È un gesto quotidiano, tanto comune quanto trascurato: lavare la mela (forse), passarla sulla giacca, darle un morso. Eppure, secondo una stima ragionata basata sui volumi globali di consumo, ogni giorno tra i 5 e i 20 milioni di persone nel mondo addentano per sbaglio l’etichetta applicata direttamente sul frutto. Un fenomeno curioso, quasi aneddotico, ma indicativo del modo in cui oggi acquistiamo e consumiamo la frutta fresca.
Un mondo che mangia 1,3 miliardi di mele al giorno
La portata del fenomeno si comprende partendo da un dato sorprendente: si consumano oltre 1,3 miliardi di mele fresche ogni giorno. La mela, secondo le statistiche Fao, è il frutto temperato più diffuso al mondo, con circa 90–96 milioni di tonnellate prodotte ogni anno. La maggior parte finisce nelle mani dei consumatori come frutto fresco, non trasformato.
Sebbene in molti Paesi asiatici le mele siano vendute sfuse o in sacchetti senza etichetta individuale, in Europa, Nord America e in buona parte dell’America Latina la piccola etichetta adesiva è diventata uno standard.
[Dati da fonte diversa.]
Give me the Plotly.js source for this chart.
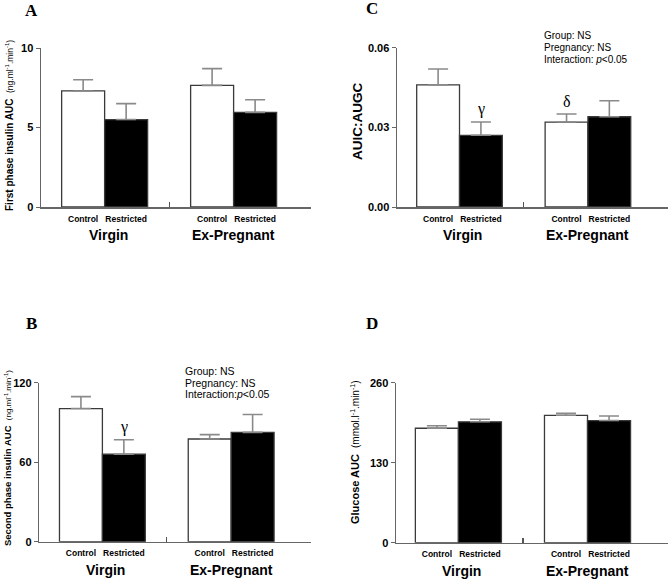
<!DOCTYPE html>
<html>
<head>
<meta charset="utf-8">
<script src="https://cdn.plot.ly/plotly-3.0.1.min.js"></script>
<style>html,body{margin:0;padding:0;background:#fff;}#chart{width:670px;height:582px;}</style>
</head>
<body>
<div id="chart"></div>
<script>
// ---------- data ----------
const categories = ['Virgin|Control', 'Virgin|Restricted', 'Ex-Pregnant|Control', 'Ex-Pregnant|Restricted'];
const conditionLabels = ['Control', 'Restricted', 'Control', 'Restricted'];
const groupLabels = ['Virgin', 'Ex-Pregnant'];
const barColors = ['#ffffff', '#000000', '#ffffff', '#000000'];

const firstPhaseMean = [7.3, 5.5, 7.65, 5.95];
const firstPhaseSem = [0.7, 1.0, 1.05, 0.8];

const secondPhaseMean = [100.5, 66, 77.5, 82.5];
const secondPhaseSem = [9, 11, 3.3, 13.5];

const ratioMean = [0.046, 0.027, 0.032, 0.034];
const ratioSem = [0.006, 0.005, 0.003, 0.006];

const glucoseMean = [186, 196.5, 207, 198.5];
const glucoseSem = [4, 4, 3.3, 7.5];

const statsLinesB = ['Group: NS', 'Pregnancy: NS', 'Interaction:<i>p</i>&lt;0.05'];
const statsLinesC = ['Group: NS', 'Pregnancy: NS', 'Interaction: <i>p</i>&lt;0.05'];

// ---------- layout helpers ----------
const W = 670, H = 582;
const fx = p => p / W;
const fy = p => 1 - p / H;
const SANS = 'Liberation Sans, Arial, sans-serif';
const SERIF = 'Liberation Serif, Times New Roman, serif';
const GAP = 'gap';
const catOrder = [categories[0], categories[1], GAP, categories[2], categories[3]];
const tickText = [conditionLabels[0], conditionLabels[1], '', conditionLabels[2], conditionLabels[3]];

const panels = [
  {id: '', sep: '5', letter: 'A', mean: firstPhaseMean, sem: firstPhaseSem, yr: [0, 10], yt: [0, 5, 10], ytt: ['0', '5', '10'],
   x0: 41, x1: 311, yTop: 48, yBot: 207, xr: [-0.98, 5.3], letterPos: [31, 10],
   ytitle: '<b>First phase insulin AUC</b>  <span style="font-size:8.5px">(ng.ml<sup>-1</sup>.min<sup>-1</sup>)</span>', ytSize: 10, ytX: 9, ytY: 126},
  {id: '2', sep: '6', letter: 'C', mean: ratioMean, sem: ratioSem, yr: [0, 0.06], yt: [0, 0.03, 0.06], ytt: ['0.00', '0.03', '0.06'],
   x0: 397, x1: 668, yTop: 47.7, yBot: 207, xr: [-0.96, 5.37], letterPos: [372, 9],
   ytitle: '<b>AUIC:AUGC</b>', ytSize: 13.5, ytX: 357, ytY: 122},
  {id: '3', sep: '7', letter: 'B', mean: secondPhaseMean, sem: secondPhaseSem, yr: [0, 120], yt: [0, 60, 120], ytt: ['0', '60', '120'],
   x0: 39.3, x1: 311, yTop: 382.7, yBot: 541.7, xr: [-0.97, 5.36], letterPos: [31, 323],
   ytitle: '<b>Second phase insulin AUC</b>  <span style="font-size:8px">(ng.ml<sup>-1</sup>.min<sup>-1</sup>)</span>', ytSize: 9.5, ytX: 7, ytY: 458},
  {id: '4', sep: '8', letter: 'D', mean: glucoseMean, sem: glucoseSem, yr: [0, 260], yt: [0, 130, 260], ytt: ['0', '130', '260'],
   x0: 396, x1: 668, yTop: 382.7, yBot: 542.7, xr: [-0.95, 5.37], letterPos: [372, 323],
   ytitle: '<b>Glucose AUC</b>  <span style="font-size:10px">(mmol.l<sup>-1</sup>.min<sup>-1</sup>)</span>', ytSize: 11, ytX: 355, ytY: 452}
];

const traces = [];
const layout = {
  width: W, height: H,
  margin: {l: 0, r: 0, t: 0, b: 0},
  paper_bgcolor: '#ffffff', plot_bgcolor: 'rgba(0,0,0,0)',
  showlegend: false, bargap: 0,
  font: {family: SANS, color: '#000'},
  annotations: []
};

panels.forEach(p => {
  const xa = 'x' + p.id, ya = 'y' + p.id;
  traces.push({
    type: 'bar', x: categories, y: p.mean, xaxis: xa, yaxis: ya, width: 1,
    marker: {color: barColors, line: {color: '#3a3a3a', width: 1.3}},
    error_y: {type: 'data', symmetric: false, array: p.sem, arrayminus: p.sem.map(() => 0),
              color: '#8a8a8a', thickness: 1.6, width: 10},
    hoverinfo: 'none'
  });
  const common = {
    domain: [fx(p.x0), fx(p.x1)], anchor: ya, type: 'category',
    categoryorder: 'array', categoryarray: catOrder, range: p.xr,
    showgrid: false, zeroline: false, fixedrange: true
  };
  layout['xaxis' + p.id] = Object.assign({}, common, {
    tickmode: 'array', tickvals: catOrder, ticktext: tickText, ticks: '',
    showline: true, linecolor: '#666', linewidth: 1.5,
    tickfont: {family: SANS, size: 8.5, weight: 'bold', color: '#000'},
    ticklabelstandoff: 3
  });
  // overlay axis that only draws the small group-separator tick
  layout['xaxis' + p.sep] = Object.assign({}, common, {
    overlaying: xa, tickmode: 'array', tickvals: [GAP], ticktext: [''],
    ticks: 'inside', ticklen: 5, tickwidth: 1.2, tickcolor: '#555',
    showline: false, showticklabels: false
  });
  traces.push({
    type: 'scatter', mode: 'markers', x: [GAP], y: [null], xaxis: 'x' + p.sep, yaxis: ya,
    marker: {opacity: 0}, hoverinfo: 'none', showlegend: false
  });
  layout['yaxis' + p.id] = {
    domain: [fy(p.yBot), fy(p.yTop)], anchor: xa, range: p.yr,
    tickmode: 'array', tickvals: p.yt, ticktext: p.ytt,
    ticks: 'outside', ticklen: 4, tickwidth: 1, tickcolor: '#666',
    showline: true, linecolor: '#666', linewidth: 1.5,
    showgrid: false, zeroline: false, fixedrange: true,
    tickfont: {family: SANS, size: 11, weight: 'bold', color: '#000'}
  };
  // group labels
  [0.5, 3.5].forEach((pos, i) => {
    layout.annotations.push({
      xref: xa, yref: ya + ' domain', x: pos + (i === 0 ? 0.08 : 0), y: -28 / (p.yBot - p.yTop), yanchor: 'middle', xanchor: 'center',
      text: '<b>' + groupLabels[i] + '</b>', showarrow: false,
      font: {family: SANS, size: 14, color: '#000'}
    });
  });
  // panel letter
  layout.annotations.push({
    xref: 'paper', yref: 'paper', x: fx(p.letterPos[0]), y: fy(p.letterPos[1]), xanchor: 'center', yanchor: 'middle',
    text: '<b>' + p.letter + '</b>', showarrow: false, font: {family: SERIF, size: 17, color: '#000'}
  });
  // y title
  layout.annotations.push({
    xref: 'paper', yref: 'paper', x: fx(p.ytX), y: fy(p.ytY), xanchor: 'center', yanchor: 'middle',
    textangle: -90, text: p.ytitle, showarrow: false, font: {family: SANS, size: p.ytSize, color: '#000'}
  });
});

// significance markers (placed above error bars)
function marker(xa, ya, idx, mean, sem, sym) {
  layout.annotations.push({
    xref: xa, yref: ya, x: categories[idx], y: mean[idx] + sem[idx], yanchor: 'bottom', yshift: 2,
    text: sym, showarrow: false, font: {family: SERIF, size: 16, color: '#000'}
  });
}
marker('x2', 'y2', 1, ratioMean, ratioSem, 'γ');
marker('x2', 'y2', 2, ratioMean, ratioSem, 'δ');
marker('x3', 'y3', 1, secondPhaseMean, secondPhaseSem, 'γ');

// stats text blocks
function statsBlock(lines, xLeft, yFirst, step, size) {
  lines.forEach((t, i) => {
    layout.annotations.push({
      xref: 'paper', yref: 'paper', x: fx(xLeft), y: fy(yFirst + i * step), xanchor: 'left', yanchor: 'middle',
      text: t, showarrow: false, font: {family: SANS, size: size, color: '#000'}
    });
  });
}
statsBlock(statsLinesC, 542, 35.7, 11.8, 10);
statsBlock(statsLinesB, 183, 371, 11.7, 10.5);

Plotly.newPlot('chart', traces, layout, {staticPlot: true, displayModeBar: false});
</script>
</body>
</html>
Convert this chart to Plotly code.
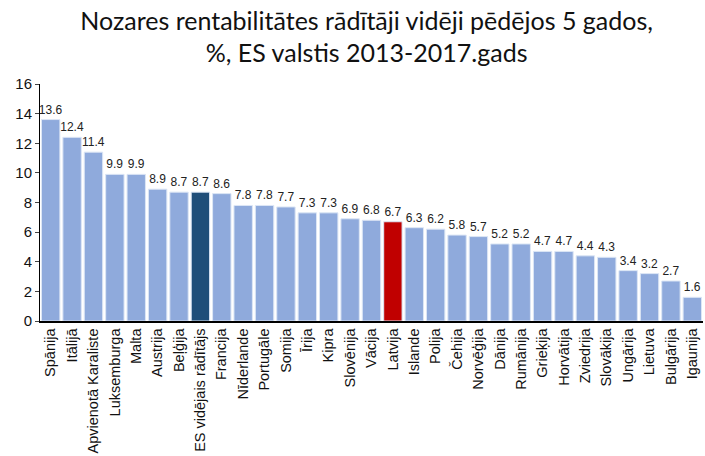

Il risultato è che circa il 35% delle mele consumate globalmente porta un’etichetta: si tratta di oltre 450 milioni di frutti al giorno.
Il morso distratto
Perché così tante persone finiscono per mangiare – o almeno addentare – l’etichetta? La risposta sta nel comportamento del consumatore. Una parte la toglie con cura, un’altra la stacca parzialmente lasciando residui, e un’altra ancora la ignora del tutto. Il morso distratto è praticamente inevitabile per milioni di persone.
Provando a quantificare il fenomeno, se anche solo il 2–5% delle mele etichettate viene morso in corrispondenza dell’etichetta, si arriva rapidamente a cifre impressionanti: tra 9 e 22 milioni di “morsi sbagliati” ogni giorno.
Una questione di abitudini e di design
Se dal punto di vista della salute il rischio è trascurabile – le etichette sono realizzate con materiali e colle idonei al contatto alimentare – resta il tema della fastidiosità dell’esperienza di consumo e della sostenibilità.
Le etichette tradizionali, infatti, rappresentano un elemento non compostabile nel flusso dei rifiuti organici domestici. Non stupisce che le ricerche nel settore dell’imballaggio primario stiano accelerando verso soluzioni alternative: etichette edibili, laser branding sulla buccia, codici invisibili leggibili dallo scanner.
Un indicatore culturale
Osservare il destino di una minuscola etichetta su una mela può sembrare irrilevante. In realtà, questo micro-comportamento racconta molto di come ci rapportiamo al cibo: della nostra scarsa attenzione durante l’atto del consumo, del ruolo crescente del branding della frutta fresca e della distanza tra chi produce e chi consuma.
In un mondo che si interroga sull’impatto degli imballaggi, sul valore della naturalità e sulla necessità di semplificare la filiera, persino il numero di persone che mordono un’etichetta può diventare un indicatore culturale. Un modo insolito – ma rivelatore – per misurare quanto le nostre abitudini siano diventate automatiche.
E forse, la prossima volta che prenderemo una mela, ci faremo caso un po’ di più.